— Goal —
Skip all pictures, then copy the lines from the start of the data through the line with "t.className='tile';", keeping both ends.
------------------------------------
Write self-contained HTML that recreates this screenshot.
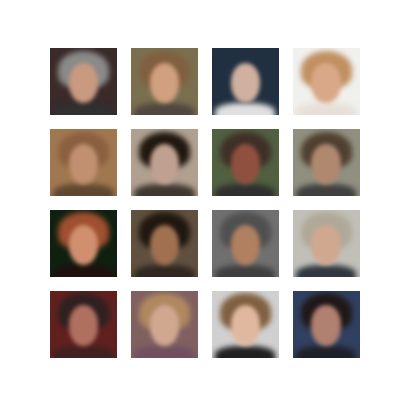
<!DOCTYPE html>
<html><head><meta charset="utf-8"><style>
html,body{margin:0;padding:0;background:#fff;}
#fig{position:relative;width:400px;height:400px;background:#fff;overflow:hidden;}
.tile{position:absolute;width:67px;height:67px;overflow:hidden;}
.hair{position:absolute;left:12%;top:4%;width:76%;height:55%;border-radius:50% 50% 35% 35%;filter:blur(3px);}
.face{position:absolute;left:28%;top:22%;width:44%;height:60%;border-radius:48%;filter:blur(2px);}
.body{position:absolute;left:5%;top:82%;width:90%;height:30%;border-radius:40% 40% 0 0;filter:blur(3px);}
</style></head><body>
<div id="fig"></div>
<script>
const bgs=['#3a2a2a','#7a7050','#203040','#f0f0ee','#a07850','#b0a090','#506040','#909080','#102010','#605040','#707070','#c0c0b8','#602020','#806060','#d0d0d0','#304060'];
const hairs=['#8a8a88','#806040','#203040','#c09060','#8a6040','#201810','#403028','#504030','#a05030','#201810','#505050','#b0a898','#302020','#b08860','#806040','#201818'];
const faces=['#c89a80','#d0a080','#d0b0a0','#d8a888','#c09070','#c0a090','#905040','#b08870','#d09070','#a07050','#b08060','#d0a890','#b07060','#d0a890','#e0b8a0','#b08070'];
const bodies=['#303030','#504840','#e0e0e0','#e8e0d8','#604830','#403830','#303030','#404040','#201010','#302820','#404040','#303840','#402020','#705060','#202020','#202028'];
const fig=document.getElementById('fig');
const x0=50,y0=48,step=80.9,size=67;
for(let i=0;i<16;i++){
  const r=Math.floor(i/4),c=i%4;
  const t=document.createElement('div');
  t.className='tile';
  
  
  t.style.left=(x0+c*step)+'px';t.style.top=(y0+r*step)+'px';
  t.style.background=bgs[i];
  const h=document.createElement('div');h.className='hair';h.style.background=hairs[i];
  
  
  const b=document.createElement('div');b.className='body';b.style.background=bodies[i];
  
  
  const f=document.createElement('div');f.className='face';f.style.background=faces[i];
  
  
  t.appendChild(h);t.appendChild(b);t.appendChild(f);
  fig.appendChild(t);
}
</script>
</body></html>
------------------------------------
— Exercise result —
Write self-contained HTML that recreates this screenshot.
<!DOCTYPE html>
<html><head><meta charset="utf-8"><style>
html,body{margin:0;padding:0;background:#fff;}
#fig{position:relative;width:400px;height:400px;background:#fff;overflow:hidden;}
.tile{position:absolute;width:67px;height:67px;overflow:hidden;}
.hair{position:absolute;left:12%;top:4%;width:76%;height:55%;border-radius:50% 50% 35% 35%;filter:blur(3px);}
.face{position:absolute;left:28%;top:22%;width:44%;height:60%;border-radius:48%;filter:blur(2px);}
.body{position:absolute;left:5%;top:82%;width:90%;height:30%;border-radius:40% 40% 0 0;filter:blur(3px);}
</style></head><body>
<div id="fig"></div>
<script>
const bgs=['#3a2a2a','#7a7050','#203040','#f0f0ee','#a07850','#b0a090','#506040','#909080','#102010','#605040','#707070','#c0c0b8','#602020','#806060','#d0d0d0','#304060'];
const hairs=['#8a8a88','#806040','#203040','#c09060','#8a6040','#201810','#403028','#504030','#a05030','#201810','#505050','#b0a898','#302020','#b08860','#806040','#201818'];
const faces=['#c89a80','#d0a080','#d0b0a0','#d8a888','#c09070','#c0a090','#905040','#b08870','#d09070','#a07050','#b08060','#d0a890','#b07060','#d0a890','#e0b8a0','#b08070'];
const bodies=['#303030','#504840','#e0e0e0','#e8e0d8','#604830','#403830','#303030','#404040','#201010','#302820','#404040','#303840','#402020','#705060','#202020','#202028'];
const fig=document.getElementById('fig');
const x0=50,y0=48,step=80.9,size=67;
for(let i=0;i<16;i++){
  const r=Math.floor(i/4),c=i%4;
  const t=document.createElement('div');
  t.className='tile';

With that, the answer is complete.